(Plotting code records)
— start —

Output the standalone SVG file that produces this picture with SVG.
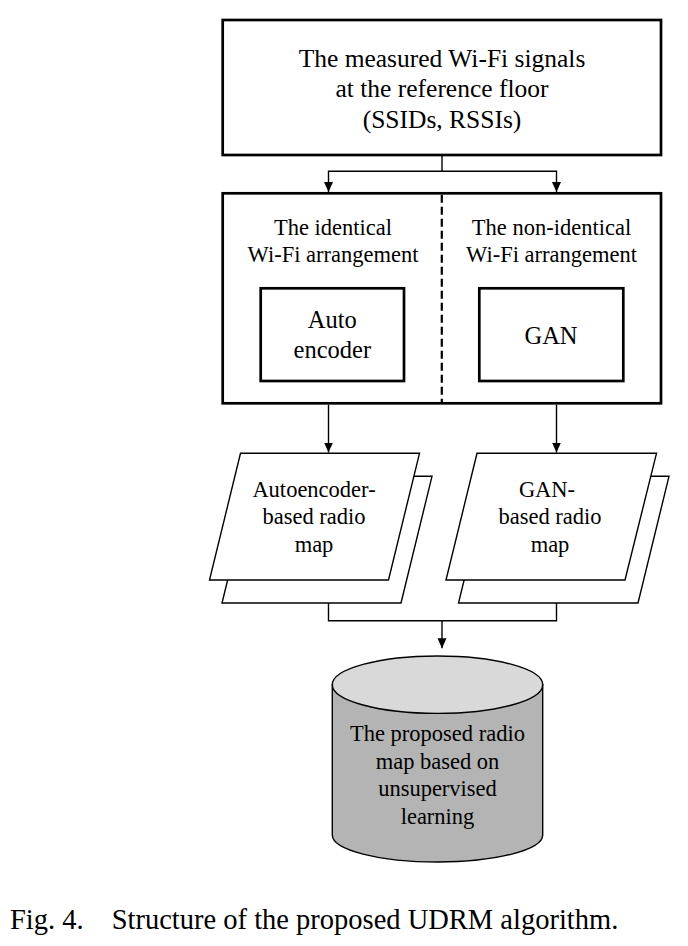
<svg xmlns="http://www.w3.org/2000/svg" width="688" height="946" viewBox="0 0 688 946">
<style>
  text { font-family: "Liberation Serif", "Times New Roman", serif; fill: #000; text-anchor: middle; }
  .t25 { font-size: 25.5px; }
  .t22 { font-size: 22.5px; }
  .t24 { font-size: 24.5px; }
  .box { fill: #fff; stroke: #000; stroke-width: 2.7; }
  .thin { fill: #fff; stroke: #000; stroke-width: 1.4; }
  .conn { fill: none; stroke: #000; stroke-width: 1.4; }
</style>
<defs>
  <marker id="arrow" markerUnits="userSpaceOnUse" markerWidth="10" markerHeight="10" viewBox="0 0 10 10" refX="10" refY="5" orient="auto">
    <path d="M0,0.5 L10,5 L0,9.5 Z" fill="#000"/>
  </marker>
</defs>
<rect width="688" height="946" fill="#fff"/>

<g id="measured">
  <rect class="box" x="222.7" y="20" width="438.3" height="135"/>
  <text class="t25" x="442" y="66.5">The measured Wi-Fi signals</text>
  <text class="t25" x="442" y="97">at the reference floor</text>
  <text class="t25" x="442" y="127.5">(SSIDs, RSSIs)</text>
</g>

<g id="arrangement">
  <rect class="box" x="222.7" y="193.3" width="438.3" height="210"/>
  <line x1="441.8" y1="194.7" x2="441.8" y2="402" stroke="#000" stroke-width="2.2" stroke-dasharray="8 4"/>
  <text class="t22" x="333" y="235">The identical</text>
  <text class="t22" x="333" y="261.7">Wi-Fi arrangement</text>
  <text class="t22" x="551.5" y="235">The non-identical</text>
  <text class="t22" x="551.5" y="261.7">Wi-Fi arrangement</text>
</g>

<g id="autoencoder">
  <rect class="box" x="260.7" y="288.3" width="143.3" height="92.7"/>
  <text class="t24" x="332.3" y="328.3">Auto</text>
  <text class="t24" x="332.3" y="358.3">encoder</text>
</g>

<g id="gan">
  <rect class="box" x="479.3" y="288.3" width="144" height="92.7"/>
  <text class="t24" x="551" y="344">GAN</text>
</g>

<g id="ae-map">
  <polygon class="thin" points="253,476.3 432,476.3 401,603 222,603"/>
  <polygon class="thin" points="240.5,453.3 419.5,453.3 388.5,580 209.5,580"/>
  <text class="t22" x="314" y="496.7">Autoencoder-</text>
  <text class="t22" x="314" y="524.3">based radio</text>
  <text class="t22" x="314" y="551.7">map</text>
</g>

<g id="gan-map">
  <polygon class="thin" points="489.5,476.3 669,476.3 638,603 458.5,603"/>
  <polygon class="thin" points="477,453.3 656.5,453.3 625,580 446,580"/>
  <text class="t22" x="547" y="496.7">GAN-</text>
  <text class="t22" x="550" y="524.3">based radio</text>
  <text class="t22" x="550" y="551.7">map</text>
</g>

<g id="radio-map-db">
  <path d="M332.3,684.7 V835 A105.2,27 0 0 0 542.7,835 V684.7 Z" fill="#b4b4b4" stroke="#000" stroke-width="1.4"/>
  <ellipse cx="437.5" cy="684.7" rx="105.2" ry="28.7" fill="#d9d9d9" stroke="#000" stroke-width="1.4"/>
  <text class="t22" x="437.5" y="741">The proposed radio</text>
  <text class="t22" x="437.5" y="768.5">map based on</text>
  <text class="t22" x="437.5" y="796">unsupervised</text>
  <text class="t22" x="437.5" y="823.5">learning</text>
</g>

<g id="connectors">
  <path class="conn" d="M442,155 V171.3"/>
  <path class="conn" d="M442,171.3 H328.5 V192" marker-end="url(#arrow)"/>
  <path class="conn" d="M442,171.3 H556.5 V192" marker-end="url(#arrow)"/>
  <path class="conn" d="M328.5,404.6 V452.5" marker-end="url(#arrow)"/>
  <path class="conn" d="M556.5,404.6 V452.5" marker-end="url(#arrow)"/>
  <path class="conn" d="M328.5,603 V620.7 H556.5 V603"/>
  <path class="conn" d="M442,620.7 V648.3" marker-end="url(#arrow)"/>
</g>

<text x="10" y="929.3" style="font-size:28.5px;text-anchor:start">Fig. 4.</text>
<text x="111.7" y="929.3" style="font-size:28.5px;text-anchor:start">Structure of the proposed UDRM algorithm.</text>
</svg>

— end —
— start —

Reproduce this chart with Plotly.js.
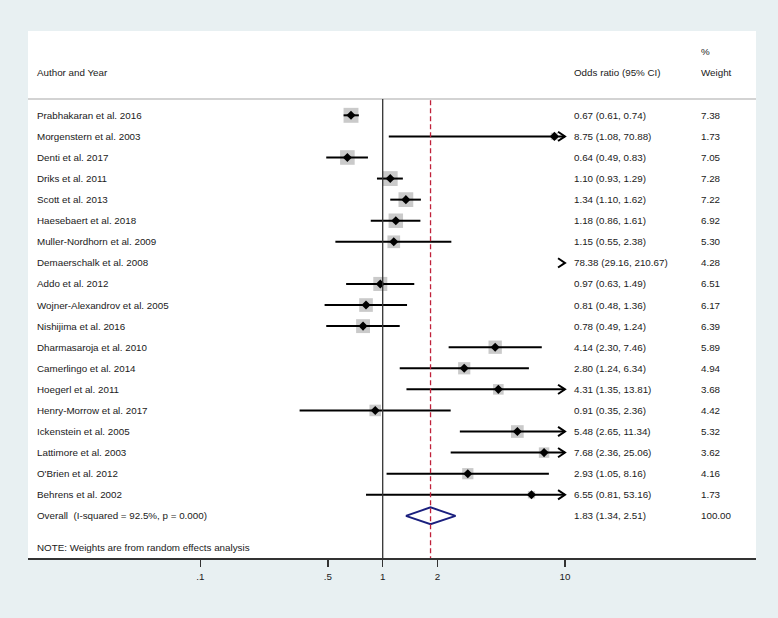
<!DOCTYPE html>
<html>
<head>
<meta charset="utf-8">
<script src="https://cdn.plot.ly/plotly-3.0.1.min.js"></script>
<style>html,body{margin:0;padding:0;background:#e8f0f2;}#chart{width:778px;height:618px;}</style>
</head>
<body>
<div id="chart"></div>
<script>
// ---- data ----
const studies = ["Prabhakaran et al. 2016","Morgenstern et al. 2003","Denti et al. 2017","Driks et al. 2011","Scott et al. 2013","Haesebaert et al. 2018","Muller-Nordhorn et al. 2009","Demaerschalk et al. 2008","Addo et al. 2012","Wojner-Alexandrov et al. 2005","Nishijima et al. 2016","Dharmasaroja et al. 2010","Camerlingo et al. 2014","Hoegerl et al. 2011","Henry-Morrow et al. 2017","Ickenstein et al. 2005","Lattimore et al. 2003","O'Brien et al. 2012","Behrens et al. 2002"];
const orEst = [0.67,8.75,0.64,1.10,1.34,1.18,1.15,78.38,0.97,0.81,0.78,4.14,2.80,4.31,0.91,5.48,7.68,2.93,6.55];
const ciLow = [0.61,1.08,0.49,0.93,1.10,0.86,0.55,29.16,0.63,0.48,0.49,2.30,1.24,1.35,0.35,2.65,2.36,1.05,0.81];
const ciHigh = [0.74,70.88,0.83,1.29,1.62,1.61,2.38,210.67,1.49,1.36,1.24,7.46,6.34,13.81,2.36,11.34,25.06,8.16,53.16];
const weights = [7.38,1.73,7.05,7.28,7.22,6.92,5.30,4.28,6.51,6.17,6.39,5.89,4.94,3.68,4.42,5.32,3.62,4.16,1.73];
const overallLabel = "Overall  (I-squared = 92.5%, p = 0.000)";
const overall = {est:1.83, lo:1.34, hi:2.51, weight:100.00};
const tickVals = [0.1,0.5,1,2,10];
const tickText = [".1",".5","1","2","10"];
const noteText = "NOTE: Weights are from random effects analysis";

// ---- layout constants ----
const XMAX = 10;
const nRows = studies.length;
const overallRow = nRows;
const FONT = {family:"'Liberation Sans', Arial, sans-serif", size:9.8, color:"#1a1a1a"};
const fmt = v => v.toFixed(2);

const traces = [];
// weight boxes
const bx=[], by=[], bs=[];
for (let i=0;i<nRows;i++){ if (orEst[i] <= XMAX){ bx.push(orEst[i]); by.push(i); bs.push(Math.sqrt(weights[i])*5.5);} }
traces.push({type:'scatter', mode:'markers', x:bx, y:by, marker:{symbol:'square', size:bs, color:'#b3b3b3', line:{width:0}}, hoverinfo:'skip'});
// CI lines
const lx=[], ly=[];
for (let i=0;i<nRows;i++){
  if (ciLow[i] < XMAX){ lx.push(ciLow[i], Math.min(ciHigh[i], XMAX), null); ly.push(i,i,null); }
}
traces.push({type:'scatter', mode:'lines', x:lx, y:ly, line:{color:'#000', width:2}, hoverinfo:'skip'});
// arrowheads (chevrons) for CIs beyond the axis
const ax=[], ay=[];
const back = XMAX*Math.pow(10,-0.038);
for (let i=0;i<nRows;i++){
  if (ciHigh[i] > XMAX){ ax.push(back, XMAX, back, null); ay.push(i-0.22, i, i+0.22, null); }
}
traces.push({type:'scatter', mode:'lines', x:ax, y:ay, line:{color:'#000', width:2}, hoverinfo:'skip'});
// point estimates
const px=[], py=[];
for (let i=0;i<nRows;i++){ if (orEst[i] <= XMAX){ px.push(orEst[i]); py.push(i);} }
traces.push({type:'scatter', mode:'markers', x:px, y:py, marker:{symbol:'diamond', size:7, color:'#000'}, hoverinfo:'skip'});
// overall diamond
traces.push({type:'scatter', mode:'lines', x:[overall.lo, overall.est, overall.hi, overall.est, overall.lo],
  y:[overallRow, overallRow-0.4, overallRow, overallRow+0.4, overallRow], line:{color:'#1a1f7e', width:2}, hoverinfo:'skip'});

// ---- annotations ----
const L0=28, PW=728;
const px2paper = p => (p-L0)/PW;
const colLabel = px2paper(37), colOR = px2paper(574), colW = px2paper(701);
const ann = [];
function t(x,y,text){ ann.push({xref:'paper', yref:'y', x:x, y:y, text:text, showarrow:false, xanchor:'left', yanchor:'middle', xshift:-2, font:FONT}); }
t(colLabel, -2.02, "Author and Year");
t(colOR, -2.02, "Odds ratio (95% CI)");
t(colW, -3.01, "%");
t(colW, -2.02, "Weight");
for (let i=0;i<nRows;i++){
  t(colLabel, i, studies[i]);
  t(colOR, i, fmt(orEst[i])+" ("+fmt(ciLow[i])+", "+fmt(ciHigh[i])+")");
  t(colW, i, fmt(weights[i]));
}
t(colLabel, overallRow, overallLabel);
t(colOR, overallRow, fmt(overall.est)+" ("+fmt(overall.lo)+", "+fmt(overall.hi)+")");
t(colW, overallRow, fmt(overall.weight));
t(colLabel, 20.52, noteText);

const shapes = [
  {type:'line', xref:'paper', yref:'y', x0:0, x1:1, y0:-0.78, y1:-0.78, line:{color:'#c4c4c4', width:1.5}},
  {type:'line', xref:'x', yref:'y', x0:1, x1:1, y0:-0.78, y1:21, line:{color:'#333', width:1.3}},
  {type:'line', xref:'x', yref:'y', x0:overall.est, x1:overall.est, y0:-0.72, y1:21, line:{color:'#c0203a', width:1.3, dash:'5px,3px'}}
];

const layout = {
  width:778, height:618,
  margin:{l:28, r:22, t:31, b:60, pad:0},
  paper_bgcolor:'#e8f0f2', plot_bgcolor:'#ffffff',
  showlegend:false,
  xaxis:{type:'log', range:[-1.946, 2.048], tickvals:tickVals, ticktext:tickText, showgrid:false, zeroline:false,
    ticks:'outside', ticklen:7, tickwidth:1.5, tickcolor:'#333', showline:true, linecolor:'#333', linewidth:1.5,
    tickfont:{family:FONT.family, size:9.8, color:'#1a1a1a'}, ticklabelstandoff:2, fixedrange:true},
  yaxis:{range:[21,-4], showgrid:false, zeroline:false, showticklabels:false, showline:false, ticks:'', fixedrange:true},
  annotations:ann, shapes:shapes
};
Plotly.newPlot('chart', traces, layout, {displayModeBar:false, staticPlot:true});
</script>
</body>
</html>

— end —

Nothing but the lines from the one with "Reproduce this chart with Plotly.js." through the one with "const fmt = v => v.toFixed(2);" is to be copied, exactly and ends included. Leave pictures out.

● **Written answer**:
Reproduce this chart with Plotly.js.
<!DOCTYPE html>
<html>
<head>
<meta charset="utf-8">
<script src="https://cdn.plot.ly/plotly-3.0.1.min.js"></script>
<style>html,body{margin:0;padding:0;background:#e8f0f2;}#chart{width:778px;height:618px;}</style>
</head>
<body>
<div id="chart"></div>
<script>
// ---- data ----
const studies = ["Prabhakaran et al. 2016","Morgenstern et al. 2003","Denti et al. 2017","Driks et al. 2011","Scott et al. 2013","Haesebaert et al. 2018","Muller-Nordhorn et al. 2009","Demaerschalk et al. 2008","Addo et al. 2012","Wojner-Alexandrov et al. 2005","Nishijima et al. 2016","Dharmasaroja et al. 2010","Camerlingo et al. 2014","Hoegerl et al. 2011","Henry-Morrow et al. 2017","Ickenstein et al. 2005","Lattimore et al. 2003","O'Brien et al. 2012","Behrens et al. 2002"];
const orEst = [0.67,8.75,0.64,1.10,1.34,1.18,1.15,78.38,0.97,0.81,0.78,4.14,2.80,4.31,0.91,5.48,7.68,2.93,6.55];
const ciLow = [0.61,1.08,0.49,0.93,1.10,0.86,0.55,29.16,0.63,0.48,0.49,2.30,1.24,1.35,0.35,2.65,2.36,1.05,0.81];
const ciHigh = [0.74,70.88,0.83,1.29,1.62,1.61,2.38,210.67,1.49,1.36,1.24,7.46,6.34,13.81,2.36,11.34,25.06,8.16,53.16];
const weights = [7.38,1.73,7.05,7.28,7.22,6.92,5.30,4.28,6.51,6.17,6.39,5.89,4.94,3.68,4.42,5.32,3.62,4.16,1.73];
const overallLabel = "Overall  (I-squared = 92.5%, p = 0.000)";
const overall = {est:1.83, lo:1.34, hi:2.51, weight:100.00};
const tickVals = [0.1,0.5,1,2,10];
const tickText = [".1",".5","1","2","10"];
const noteText = "NOTE: Weights are from random effects analysis";

// ---- layout constants ----
const XMAX = 10;
const nRows = studies.length;
const overallRow = nRows;
const FONT = {family:"'Liberation Sans', Arial, sans-serif", size:9.8, color:"#1a1a1a"};
const fmt = v => v.toFixed(2);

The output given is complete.